A judge has found that a solicitor is not personally liable for fees, disbursements, and expenses when acting as a Court of Protection-appointed deputy.
This is evident in the case of Catherine Joan Brassington v Knights Professional Services Limited – reported in The Law Society Gazette – as it reveals that Catherine Brassington was a partner at Knights Professional Services Limited and brought eight deputyship files with her when she joined the firm’s Chester office in 2016 before being appointed to act as deputy in the affairs of client P.
The case revolves around Knights’ practice of treating costs refused by the Senior Courts Costs Office (SCCO) as “work in progress” rather than writing them off. Over £166,000 worth of work-in-progress was unbilled.

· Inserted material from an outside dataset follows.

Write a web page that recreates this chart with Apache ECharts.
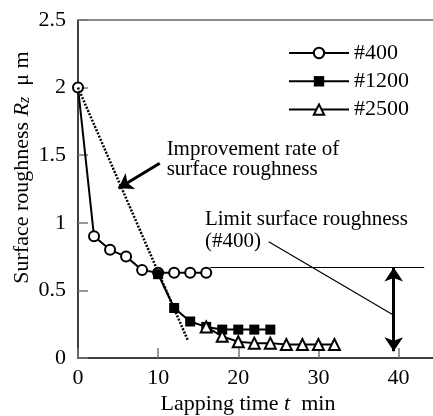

His Honour Judge Hodge KC said:
“Mrs Brassington was contracting solely as agent for P. I further find that she accepted no personal liability for Knights’ remuneration or expenses.
No lien can be asserted by Knights against Mrs Brassington, both because she was never Knights’ client, and she was never personally liable for any of their costs and expenses.”
The judge noted that Neil Berragan, who was representing Brassington, had “reasons… so elegantly articulated” that Brassington was only working with Knights in her capacity as P’s deputy and agent.
He added:
“Both parties understood that P, rather than Mrs Brassington, was Knights’ true client, as evidenced by the way the client was identified and referenced in Knights’ statements of account and, by inference, its files and other records. After all, the work Knights was being engaged to carried out was for the benefit of P, rather than Mrs Brassington personally.”
The judge ruled that there was not a “shred of evidence” that Brassington or anyone else at Knights told the family co-deputies they would be personally liable to the company that they never voluntarily provided their informed consent.
He added:
“Nor can I understand why, if Knights ever considered and understood that Mrs Brassington (or any of her co-deputies) had assumed the risk of non-recovery of Knights’ remuneration and expenses… this was never drawn to her (or their) attention at any time during the period of more than six years that unbilled WIP was mounting up.”
It was accepted that P is not liable for any remuneration and expenses that have been disallowed on assessment by the SCCO.